School of Chemical Engineering, The University of New South Wales, Australia

报告时间:2017年6月6日 上午10时

报告地点:玉泉校区控制学院工控新楼211会议室 

 

报告摘要:

Modern process plants are often complex and of large scales. To improve the efficiency of material and energy use, a process plant (referred to as a plantwide system) usually consists of many process units (such as reactors, heat exchangers and distillation columns), interacting through a network of material and energy flows. The wide use of material recycles and heat integration causes severe interactions between process units, which profoundly alter and complicate plantwide process dynamics. In response to the rising complexity of modern industrial processes, distributed plantwide control approaches are being developed. The key issues are to deal with the interactions between the subsystems and coordinate the distributed controllers to achieve plantwide stability and performance. In this talk, we will introduce a scalable distributed economic model predictive control (DEMPC) approach using the dissipativity theory. The plantwide process is modelled as a network of interconnected process units (with both physical mass and energy flow and information flow) and controlled by a network of local EMPCs. The economic cost functions used in the DEMPC are generally different to conventional control objectives and usually not positive definite. As such, many stability conditions in traditional MPC cannot be used. In this approach, the plantwide stability and performance conditions are represented as plantwidedissipativity conditions, which are in turn, converted into the dissipativity conditions that individual controllers need to satisfy. The extensions to nonlinear distributed model predictive control and distributed flexible manufacturing using contraction theory will be discussed.

 

报告人简介:

JieBao is a Professor and currently Deputy Head, School of Chemical Engineering, the University of New South Wales (UNSW Australia).

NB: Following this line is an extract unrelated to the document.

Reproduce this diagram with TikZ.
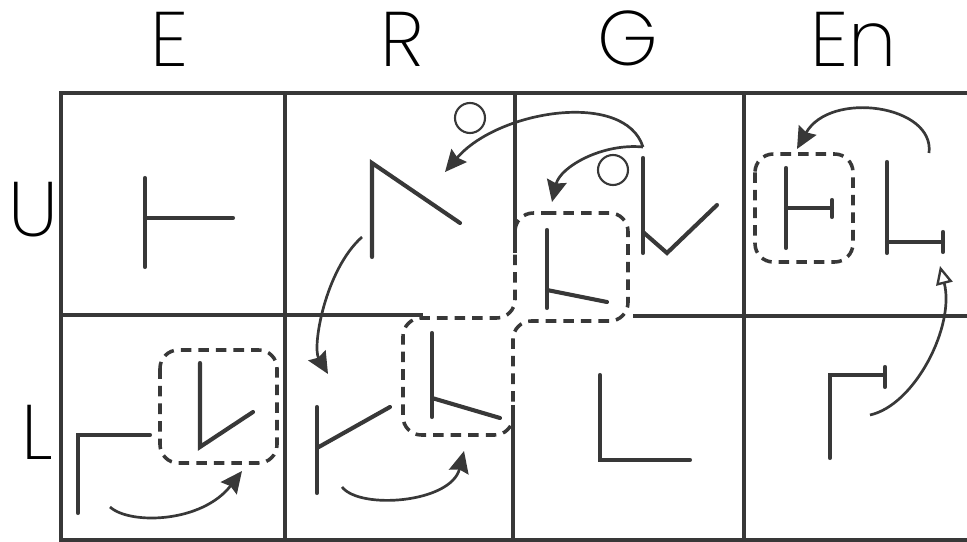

He obtained his B.E. and M.E. degrees in Electrical Engineering (Control Engineering) from Zhejiang University, China, in 1990 and 1993 respectively. In 1998, he received a Ph.D. degree in Chemical Engineering (Process Control) from the University of Queensland. He spent one year at University of Alberta, Canada, as a postdoctoral fellow and then joined UNSW in 1999. He has been awarded 8 Australian Research Council Discovery Projects, one CSIRO National Flagship Research Cluster project and a number of industrial research grants. He leads the Process Control Research Group at UNSW to work on(1) mathematical control theory in distributed and networked control, plantwide process controllability analysis and dissipativity-based process control; (2) control of industrial processes including aluminium smelting, mineral processing, membrane separation and flow batteries. He has published over 200 refereed publications in the above areas, including a monograph on passivity/dissipativity theory based process control. He is an Associate Editor of Journal of Process Control.